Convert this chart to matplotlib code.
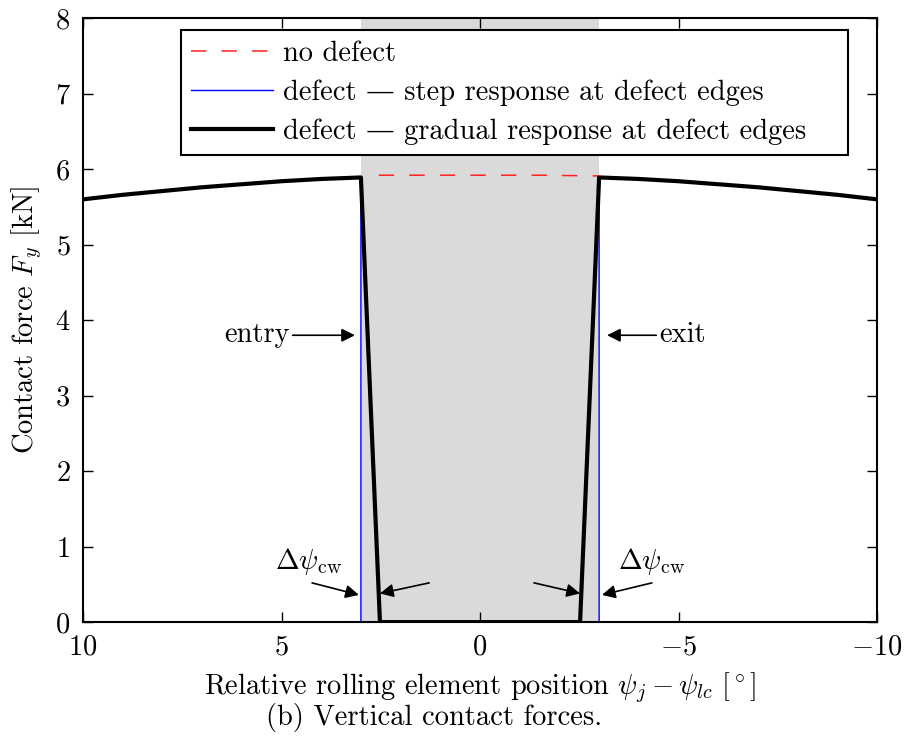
import matplotlib
matplotlib.use("Agg")
import matplotlib.pyplot as plt

plt.rcParams['font.family'] = ['cmr10', 'DejaVu Serif']
plt.rcParams['mathtext.fontset'] = 'cm'
plt.rcParams['axes.formatter.use_mathtext'] = True
plt.rcParams['font.size'] = 20.5

# contact force [kN] vs relative rolling element position [deg]
psi_nodefect = [2.55, 1.5, 0.0, -1.5, -3.0]
F_nodefect = [5.92, 5.92, 5.92, 5.92, 5.91]

psi_step = [10, 9, 8, 7, 6, 5, 4, 3, 3, -3, -3, -4, -5, -6, -7, -8, -9, -10]
F_step = [5.60, 5.66, 5.71, 5.76, 5.80, 5.84, 5.87, 5.89, 0.0,
          0.0, 5.89, 5.87, 5.84, 5.80, 5.76, 5.71, 5.66, 5.60]

psi_grad = [10, 9, 8, 7, 6, 5, 4, 3, 2.52, -2.52, -3, -4, -5, -6, -7, -8, -9, -10]
F_grad = [5.60, 5.66, 5.71, 5.76, 5.80, 5.84, 5.87, 5.89, 0.0,
          0.0, 5.89, 5.87, 5.84, 5.80, 5.76, 5.71, 5.66, 5.60]

defect_edges = [3.0, -3.0]

fig = plt.figure(figsize=(9.05, 7.38), dpi=100)
ax = fig.add_axes([0.0917, 0.157, 0.8774, 0.8184])

ax.axvspan(defect_edges[0], defect_edges[1], color='#dadada', lw=0, zorder=0)
ax.plot(psi_nodefect, F_nodefect, color='#ff2020', lw=1.1, dashes=(10, 10),
        label='no defect')
ax.plot(psi_step, F_step, color='#0000ff', lw=1,
        label='defect \u2014 step response at defect edges')
ax.plot(psi_grad, F_grad, color='k', lw=3,
        label='defect \u2014 gradual response at defect edges')

ax.set_xlim(10, -10)
ax.set_ylim(0, 8)
ax.set_xticks([10, 5, 0, -5, -10])
ax.set_yticks(range(0, 9))
ax.tick_params(direction='in', top=True, right=True, length=7, width=1, pad=9)
for s in ax.spines.values():
    s.set_linewidth(1.5)

ax.set_xlabel(r'Relative rolling element position $\psi_j - \psi_{lc}\ [^\circ]$',
              labelpad=7)
ax.set_ylabel(r'Contact force $F_y$ [kN]', labelpad=8)

leg = ax.legend(loc='upper left', bbox_to_anchor=(0.123, 0.768, 0.84, 0.212),
                mode='expand', handlelength=2.9,
                fancybox=False, framealpha=1, borderaxespad=0,
                handletextpad=0.35, labelspacing=0.45, borderpad=0.35)
leg.get_frame().set_edgecolor('k')
leg.get_frame().set_linewidth(1.5)

arr = dict(arrowstyle='-|>', color='k', lw=1.2, mutation_scale=20,
           shrinkA=0, shrinkB=0)
ax.annotate('entry', xy=(3.15, 3.8), xytext=(4.79, 3.8), ha='right',
            va='center', arrowprops=arr)
ax.annotate('exit', xy=(-3.2, 3.8), xytext=(-4.51, 3.8), ha='left',
            va='center', arrowprops=arr)

ax.text(4.33, 0.8, r'$\Delta\psi_{\mathrm{cw}}$', ha='center', va='center')
ax.text(-4.33, 0.8, r'$\Delta\psi_{\mathrm{cw}}$', ha='center', va='center')
ax.annotate('', xy=(3.05, 0.36), xytext=(4.23, 0.52), arrowprops=arr)
ax.annotate('', xy=(2.52, 0.38), xytext=(1.28, 0.52), arrowprops=arr)
ax.annotate('', xy=(-2.52, 0.38), xytext=(-1.36, 0.52), arrowprops=arr)
ax.annotate('', xy=(-3.07, 0.36), xytext=(-4.33, 0.52), arrowprops=arr)

fig.text(0.48, 0.028, '(b) Vertical contact forces.', ha='center', va='center')

fig.savefig('out.png', dpi=100)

Stated exercise: Return, unchanged, the lines from the first line of the material through the line that holds "label='defect \u2014 gradual", inclusive, omitting pictures.

Output below:
Convert this chart to matplotlib code.
import matplotlib
matplotlib.use("Agg")
import matplotlib.pyplot as plt

plt.rcParams['font.family'] = ['cmr10', 'DejaVu Serif']
plt.rcParams['mathtext.fontset'] = 'cm'
plt.rcParams['axes.formatter.use_mathtext'] = True
plt.rcParams['font.size'] = 20.5

# contact force [kN] vs relative rolling element position [deg]
psi_nodefect = [2.55, 1.5, 0.0, -1.5, -3.0]
F_nodefect = [5.92, 5.92, 5.92, 5.92, 5.91]

psi_step = [10, 9, 8, 7, 6, 5, 4, 3, 3, -3, -3, -4, -5, -6, -7, -8, -9, -10]
F_step = [5.60, 5.66, 5.71, 5.76, 5.80, 5.84, 5.87, 5.89, 0.0,
          0.0, 5.89, 5.87, 5.84, 5.80, 5.76, 5.71, 5.66, 5.60]

psi_grad = [10, 9, 8, 7, 6, 5, 4, 3, 2.52, -2.52, -3, -4, -5, -6, -7, -8, -9, -10]
F_grad = [5.60, 5.66, 5.71, 5.76, 5.80, 5.84, 5.87, 5.89, 0.0,
          0.0, 5.89, 5.87, 5.84, 5.80, 5.76, 5.71, 5.66, 5.60]

defect_edges = [3.0, -3.0]

fig = plt.figure(figsize=(9.05, 7.38), dpi=100)
ax = fig.add_axes([0.0917, 0.157, 0.8774, 0.8184])

ax.axvspan(defect_edges[0], defect_edges[1], color='#dadada', lw=0, zorder=0)
ax.plot(psi_nodefect, F_nodefect, color='#ff2020', lw=1.1, dashes=(10, 10),
        label='no defect')
ax.plot(psi_step, F_step, color='#0000ff', lw=1,
        label='defect \u2014 step response at defect edges')
ax.plot(psi_grad, F_grad, color='k', lw=3,
        label='defect \u2014 gradual response at defect edges')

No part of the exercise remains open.